***** RAW DATA *****

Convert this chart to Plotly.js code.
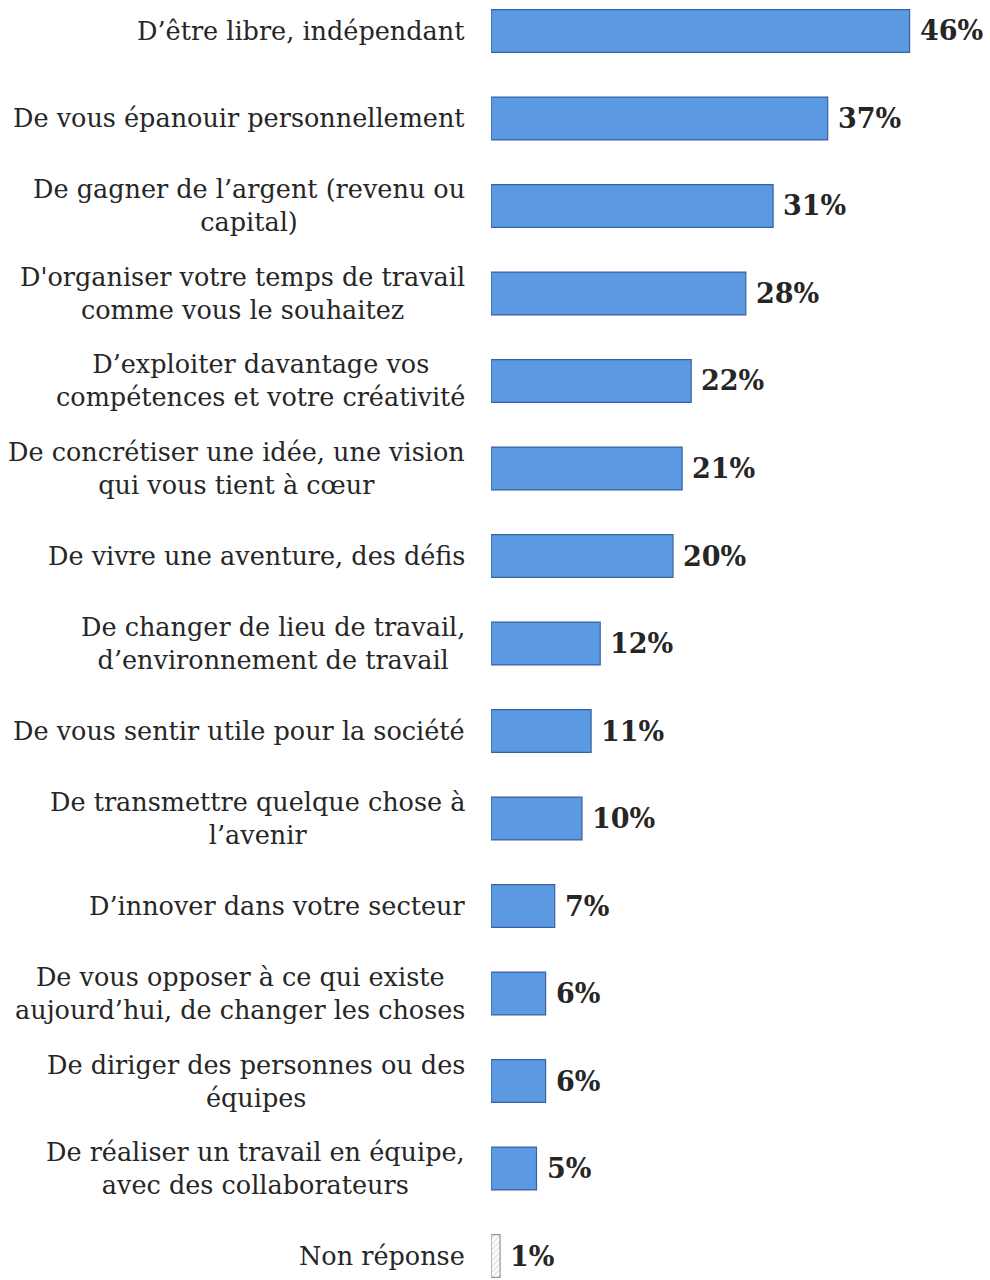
<!DOCTYPE html>
<html><head><meta charset="utf-8">
<script src="https://cdn.plot.ly/plotly-3.0.1.min.js"></script>
<style>html,body{margin:0;padding:0;background:#fff}</style>
</head><body><div id="chart" style="width:990px;height:1280px"></div>
<script>
const categories = [
  "D’être libre, indépendant",
  "De vous épanouir personnellement",
  "De gagner de l’argent (revenu ou<br>capital)",
  "D'organiser votre temps de travail<br>comme vous le souhaitez",
  "D’exploiter davantage vos<br>compétences et votre créativité",
  "De concrétiser une idée, une vision<br>qui vous tient à cœur",
  "De vivre une aventure, des défis",
  "De changer de lieu de travail,<br>d’environnement de travail",
  "De vous sentir utile pour la société",
  "De transmettre quelque chose à<br>l’avenir",
  "D’innover dans votre secteur",
  "De vous opposer à ce qui existe<br>aujourd’hui, de changer les choses",
  "De diriger des personnes ou des<br>équipes",
  "De réaliser un travail en équipe,<br>avec des collaborateurs",
  "Non réponse"
];
const values = [46, 37, 31, 28, 22, 21, 20, 12, 11, 10, 7, 6, 6, 5, 1];
const valueLabels = values.map(v => v + "%");

const n = categories.length;
const blue = "rgb(91,153,226)";
const colors = categories.map((c, i) => i === n - 1 ? "rgb(230,230,230)" : blue);
const lineColors = categories.map((c, i) => i === n - 1 ? "rgb(150,150,150)" : "rgb(56,98,160)");
const patternShapes = categories.map((c, i) => i === n - 1 ? "/" : "");

const trace = {
  type: "bar",
  orientation: "h",
  y: categories,
  x: values,
  marker: {
    color: colors,
    line: { color: lineColors, width: 1.2 },
    pattern: { shape: patternShapes, fgcolor: "rgb(120,120,120)", size: 4, solidity: 0.45 }
  },
  hoverinfo: "none",
  width: 0.49
};

const labelFont = { family: "DejaVu Serif, serif", size: 25.5, color: "#262626" };
const valueFont = { family: "DejaVu Serif, serif", size: 27, color: "#262626", weight: "bold" };

const annotations = [];
categories.forEach((c, i) => {
  annotations.push({
    xref: "paper", yref: "y", x: 0, y: c, text: c,
    xanchor: "right", yanchor: "middle", align: "center",
    xshift: -24, showarrow: false, font: labelFont
  });
  annotations.push({
    xref: "x", yref: "y", x: values[i], y: c, text: "<b>" + valueLabels[i] + "</b>",
    xanchor: "left", yanchor: "middle", xshift: 8, showarrow: false, font: valueFont
  });
});

const layout = {
  width: 990, height: 1280,
  margin: { l: 491, r: 43.5, t: 0, b: 0 },
  paper_bgcolor: "#fff", plot_bgcolor: "#fff",
  showlegend: false,
  xaxis: { range: [0, 50], visible: false, fixedrange: true },
  yaxis: { type: "category", range: [14.274, -0.354], showticklabels: false, showgrid: false, zeroline: false, showline: false, ticks: "" },
  annotations: annotations
};

Plotly.newPlot("chart", [trace], layout, { staticPlot: true, displayModeBar: false });
</script></body></html>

*****

**TASK REQUIREMENTS**
Extract all the data above exactly, excluding every picture.

**EXERCISE RESPONSE**
Convert this chart to Plotly.js code.
<!DOCTYPE html>
<html><head><meta charset="utf-8">
<script src="https://cdn.plot.ly/plotly-3.0.1.min.js"></script>
<style>html,body{margin:0;padding:0;background:#fff}</style>
</head><body><div id="chart" style="width:990px;height:1280px"></div>
<script>
const categories = [
  "D’être libre, indépendant",
  "De vous épanouir personnellement",
  "De gagner de l’argent (revenu ou<br>capital)",
  "D'organiser votre temps de travail<br>comme vous le souhaitez",
  "D’exploiter davantage vos<br>compétences et votre créativité",
  "De concrétiser une idée, une vision<br>qui vous tient à cœur",
  "De vivre une aventure, des défis",
  "De changer de lieu de travail,<br>d’environnement de travail",
  "De vous sentir utile pour la société",
  "De transmettre quelque chose à<br>l’avenir",
  "D’innover dans votre secteur",
  "De vous opposer à ce qui existe<br>aujourd’hui, de changer les choses",
  "De diriger des personnes ou des<br>équipes",
  "De réaliser un travail en équipe,<br>avec des collaborateurs",
  "Non réponse"
];
const values = [46, 37, 31, 28, 22, 21, 20, 12, 11, 10, 7, 6, 6, 5, 1];
const valueLabels = values.map(v => v + "%");

const n = categories.length;
const blue = "rgb(91,153,226)";
const colors = categories.map((c, i) => i === n - 1 ? "rgb(230,230,230)" : blue);
const lineColors = categories.map((c, i) => i === n - 1 ? "rgb(150,150,150)" : "rgb(56,98,160)");
const patternShapes = categories.map((c, i) => i === n - 1 ? "/" : "");

const trace = {
  type: "bar",
  orientation: "h",
  y: categories,
  x: values,
  marker: {
    color: colors,
    line: { color: lineColors, width: 1.2 },
    pattern: { shape: patternShapes, fgcolor: "rgb(120,120,120)", size: 4, solidity: 0.45 }
  },
  hoverinfo: "none",
  width: 0.49
};

const labelFont = { family: "DejaVu Serif, serif", size: 25.5, color: "#262626" };
const valueFont = { family: "DejaVu Serif, serif", size: 27, color: "#262626", weight: "bold" };

const annotations = [];
categories.forEach((c, i) => {
  annotations.push({
    xref: "paper", yref: "y", x: 0, y: c, text: c,
    xanchor: "right", yanchor: "middle", align: "center",
    xshift: -24, showarrow: false, font: labelFont
  });
  annotations.push({
    xref: "x", yref: "y", x: values[i], y: c, text: "<b>" + valueLabels[i] + "</b>",
    xanchor: "left", yanchor: "middle", xshift: 8, showarrow: false, font: valueFont
  });
});

const layout = {
  width: 990, height: 1280,
  margin: { l: 491, r: 43.5, t: 0, b: 0 },
  paper_bgcolor: "#fff", plot_bgcolor: "#fff",
  showlegend: false,
  xaxis: { range: [0, 50], visible: false, fixedrange: true },
  yaxis: { type: "category", range: [14.274, -0.354], showticklabels: false, showgrid: false, zeroline: false, showline: false, ticks: "" },
  annotations: annotations
};

Plotly.newPlot("chart", [trace], layout, { staticPlot: true, displayModeBar: false });
</script></body></html>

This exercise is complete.